Since 1984, the FCC has steadily relaxed rules limiting the dominance of large media companies, with little public notice. Then two years ago, the FCC under Michael Powell relaxed its rules yet again to allow a new wave of media consolidation. Under the new rules, a single company like Rupert Murdoch’s News Corp. could own the dominant newspaper, the local cable-television system, three local television stations and eight radio stations in a single market, thus controlling virtually all the news and information outlets in the area. The move drew a firestorm of unexpected criticism from groups across the political spectrum and 2.3 million Americans submitted comments to the FCC protesting the changes. E-mail comments came in so rapidly that it crashed the FCC’s servers. Although the FCC moved ahead with the rules, Congress and the Bush Administration appear to have gotten the message. Congress passed legislation partially rolling back the rule changes, and just last month, the Bush Administration announced it wouldn’t appeal a federal appeals court ruling that the FCC followed improper procedures in developing some of the new rules. Yet media reform advocates are cautiously waiting to see who President Bush will appoint to follow Michael Powell as chair of the FCC, and fear that the FCC may try to push Powell’s broad agenda in more piecemeal form to avoid another public outcry.

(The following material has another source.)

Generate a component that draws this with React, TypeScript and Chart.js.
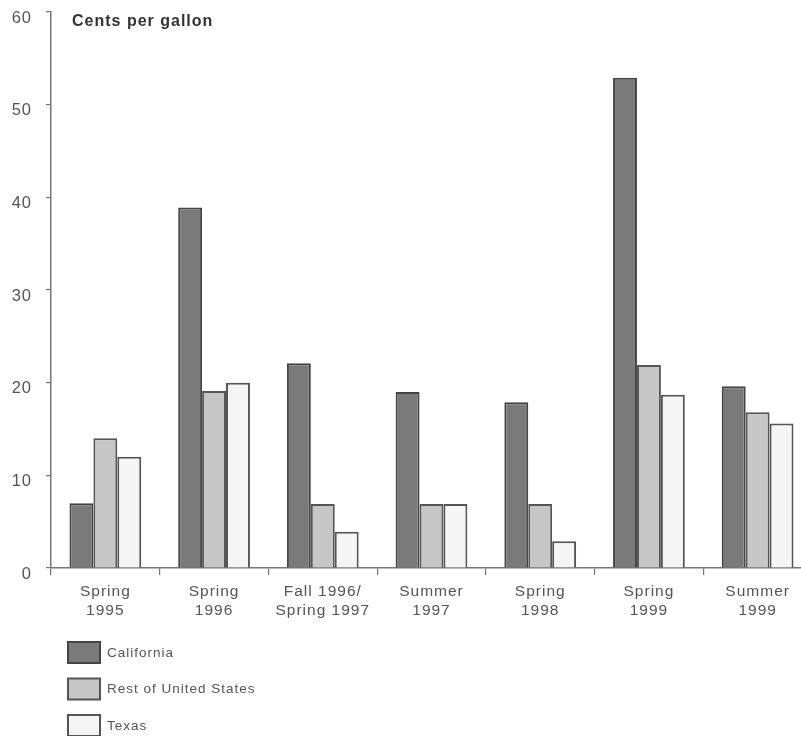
import { useEffect, useRef } from "react";
import { Chart, registerables } from "chart.js";

Chart.register(...registerables);

const categories: string[][] = [
  ["Spring", "1995"],
  ["Spring", "1996"],
  ["Fall 1996/", "Spring 1997"],
  ["Summer", "1997"],
  ["Spring", "1998"],
  ["Spring", "1999"],
  ["Summer", "1999"],
];
const california = [7, 38.9, 22.1, 19, 17.9, 52.9, 19.6];
const restOfUS = [14, 19.1, 6.9, 6.9, 6.9, 21.9, 16.8];
const texas = [12, 20, 3.9, 6.9, 2.9, 18.7, 15.6];
const seriesNames = ["California", "Rest of United States", "Texas"];
const yTitle = "Cents per gallon";
const yMin = 0;
const yMax = 60;
const yStep = 10;

const FONT = "'Liberation Sans', Arial, Helvetica, sans-serif";

export default function App() {
  const ref = useRef<HTMLCanvasElement | null>(null);

  useEffect(() => {
    if (!ref.current) return;

    const spacingPlugin = {
      id: "spacing",
      beforeLayout(chart: any) {
        chart.ctx.letterSpacing = "1px";
      },
      beforeDraw(chart: any) {
        chart.ctx.letterSpacing = "1px";
      },
    };

    const titlePlugin = {
      id: "yTitle",
      afterDraw(chart: any) {
        const ctx = chart.ctx;
        ctx.save();
        ctx.letterSpacing = "1px";
        ctx.font = `bold 16px ${FONT}`;
        ctx.fillStyle = "#333";
        ctx.textAlign = "left";
        ctx.textBaseline = "middle";
        ctx.fillText(yTitle, chart.chartArea.left + 21, 22);
        ctx.restore();
      },
    };

    const legendPlugin = {
      id: "vLegend",
      afterDraw(chart: any) {
        const ctx = chart.ctx;
        ctx.save();
        ctx.letterSpacing = "1px";
        chart.data.datasets.forEach((ds: any, i: number) => {
          const x = 68;
          const y = 642 + i * 36.5;
          ctx.fillStyle = ds.backgroundColor;
          ctx.fillRect(x, y, 32, 21);
          ctx.strokeStyle = ds.borderColor;
          ctx.lineWidth = 2;
          ctx.strokeRect(x, y, 32, 21);
          ctx.font = `13.5px ${FONT}`;
          ctx.fillStyle = "#555";
          ctx.textAlign = "left";
          ctx.textBaseline = "middle";
          ctx.fillText(ds.label, 107, y + 11);
        });
        ctx.restore();
      },
    };

    const chart = new Chart(ref.current, {
      type: "bar",
      data: {
        labels: categories,
        datasets: [
          {
            label: seriesNames[0],
            data: california,
            backgroundColor: "#7a7a7a",
            borderColor: "#444",
            borderWidth: 2,
          },
          {
            label: seriesNames[1],
            data: restOfUS,
            backgroundColor: "#c6c6c6",
            borderColor: "#555",
            borderWidth: 2,
          },
          {
            label: seriesNames[2],
            data: texas,
            backgroundColor: "#f5f5f5",
            borderColor: "#555",
            borderWidth: 2,
          },
        ],
      },
      options: {
        responsive: false,
        animation: false,
        layout: { padding: { top: 12, left: 0, right: 0, bottom: 0 } },
        plugins: {
          legend: { display: false },
          tooltip: { enabled: false },
          title: { display: false },
        },
        datasets: {
          bar: { categoryPercentage: 0.66, barPercentage: 1 },
        },
        scales: {
          x: {
            type: "category",
            offset: true,
            grid: {
              offset: true,
              drawOnChartArea: false,
              drawTicks: true,
              tickLength: 7,
              color: "#777",
              lineWidth: 1.2,
            },
            border: { color: "#777", width: 1.5 },
            ticks: {
              color: "#555",
              font: { family: FONT, size: 15.5, lineHeight: 1.25 },
              padding: 7,
              maxRotation: 0,
              autoSkip: false,
            },
            afterFit: (scale: any) => {
              scale.height = 168;
              scale.paddingLeft = 0;
              scale.paddingRight = 0;
            },
          },
          y: {
            min: yMin,
            max: yMax,
            grid: {
              drawOnChartArea: false,
              drawTicks: true,
              tickLength: 5,
              color: "#777",
              lineWidth: 1.2,
            },
            border: { color: "#777", width: 1.5 },
            ticks: {
              stepSize: yStep,
              color: "#555",
              font: { family: FONT, size: 16.5 },
              padding: 14,
              labelOffset: 6,
            },
            afterFit: (scale: any) => {
              scale.width = 51;
              scale.paddingTop = 0;
              scale.paddingBottom = 0;
            },
          },
        },
      },
      plugins: [spacingPlugin, titlePlugin, legendPlugin],
    });

    return () => chart.destroy();
  }, []);

  return (
    <div
      style={{
        position: "absolute",
        left: 0,
        top: 0,
        width: 801,
        height: 736,
        overflow: "hidden",
        background: "#fff",
      }}
    >
      <canvas ref={ref} width={812} height={736} style={{ display: "block" }} />
    </div>
  );
}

Trillium Asset Management is also watching the policy developments at the FCC, but in the meantime, we’ve been weighing in with some of the largest media companies, including Clear Channel, Disney, GE, and Viacom to call for more responsible use of the tremendous power they now have, such as doing a better job of meeting their public interest broadcasting obligations. This fall, we raised concerns about Sinclair Broadcasting’s extreme partisanship with some of the large consumer products companies that are its major advertisers. And we’re now partnering with Common Cause and other media reform groups to develop strategies that leverage the power of shareholder advocacy in the growing media reform movement and plan to launch some exciting new initiatives out of that partnership later this year. We’ll have updates on our website and in future issues of Investing for a Better World, unless of course, Time Warner buys them from us first.